I’m not sure what your thoughts are on eating leftovers.
Some people don’t like eating any leftover food. They refuse to eat food that was prepared the day before.
When I was a teenager, if I had refused leftovers, I would have done without. But hunger was real, and our cupboards were often bare, so I was glad to eat leftovers. As I recall, a bowl of pinto beans and two-day-old cornbread tasted better on the second and third days.
It’s been a few years since I was a teenager. In today’s version of the Strickland household, eating leftovers is rarely a matter of lack or not having enough. In this season of life, we often have leftovers because of the value of the original meal.
Maybe it was a favorite meal that one of us had requested. So we looked forward to it, and that made it valuable. Or perhaps the ingredients to prepare the meal were a little on the expensive side. For that reason alone, we will eat the leftovers.
Also noteworthy in our household are the covert tactics of Lisa’s Kitchen. She says she loves the taste of grilled food. So whenever I’m grilling, she keeps bringing fresh meat outside until I have cooked enough meat for a small army. What’s her end game? She has planned for us to eat leftovers for the next few days.
I no longer question the wisdom of my wife as she sets out meat for the grill. I have learned to respect the value of leftovers.
Then there are her famous homemade soups that last for days because she can only make them in an extra-large slow cooker. Again, leftovers were planned, and I’m okay with that because of their value. But just maybe, It’s A Southern Thing (watch this 85-second funny video about Thanksgiving leftovers).
Maybe it’s not just a southern thing. Have you learned to respect the value of leftovers?
The only miracle of Jesus recorded in all four Gospels is the feeding of the 5,000. And in each recording, the Holy Spirit mentions leftovers. John the beloved records these as “the fragments that remain” or “the leftover fragments” (6:12). Knowing that God always works with an endgame in mind, I don’t believe this was an accident. Jesus made these fragments on purpose. He could have produced the exact quantity needed to feed the multitude. But He intended for there to be valuable leftovers! Therefore He says, “Gather up the fragments that remain, so that nothing is lost.”
So we southerners cannot take credit for originating the value of leftovers. That’s okay. We have enough uniqueness without this discovery.

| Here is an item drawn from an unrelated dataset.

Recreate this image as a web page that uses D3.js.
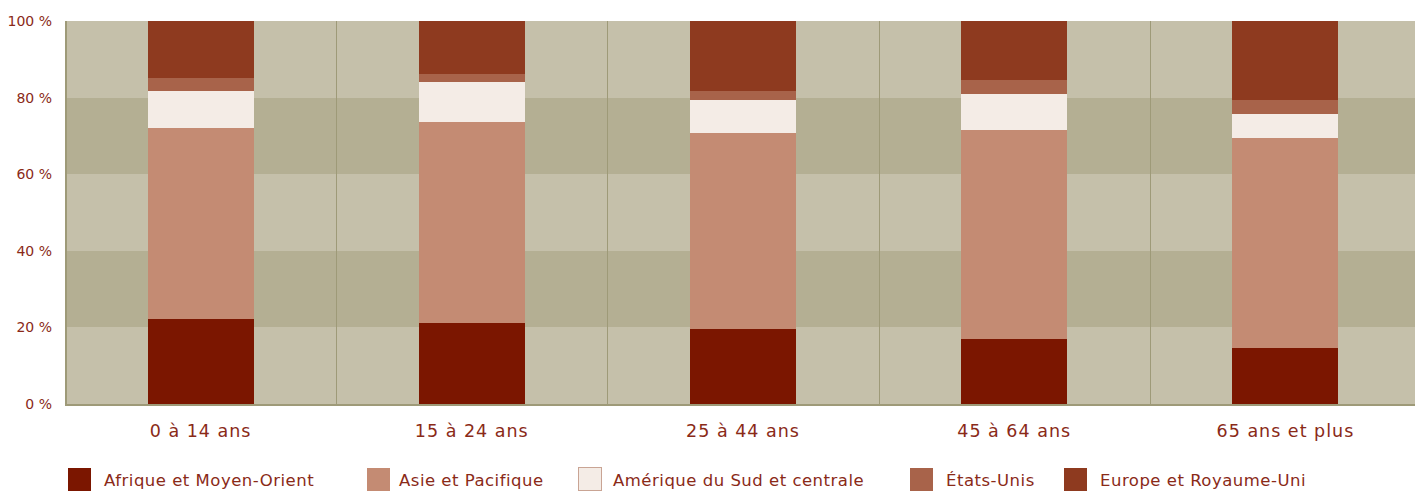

I’m so glad Jesus did that miracle with leftovers! I’ve often suggested that since there were twelve baskets of leftovers that perhaps Jesus had each of His twelve disciples carry a basket and follow that little boy home with the family’s groceries for the week. Don’t you know his momma was happy!?
Perhaps Jesus let each of His disciples keep a basket for their own provisions. Either way, it is certain that He did not want the leftovers wasted.
Jesus has always proved Himself to be the God of more than enough. Leftovers are valuable to me because the preparation is the same whether your seat at the table is filled or not. Leftovers are valuable and should not be wasted because they were lovingly prepared to meet your needs.
We should pray for God’s miraculous provision for others because it often leads to our provision. Jesus prepares leftovers with a purpose.
I’m convinced that God is the chief source of my life, and He supplies all of my needs according to His riches in glory by Christ Jesus. That means that every other source is merely His resource to take care of my family and me.
When a Christian truly surrenders their life to Christ and His Word, a godly vision soon comes. If one chooses to live according to His vision (the guidelines of His will as outlined in Scripture), He will take care of the needed provisions. He is Jehovah-Jireh, and He will see to it.
How have you seen God’s endgame of provision played out in your life? I’d like to hear about your experience.
Have you learned to respect the value of leftovers?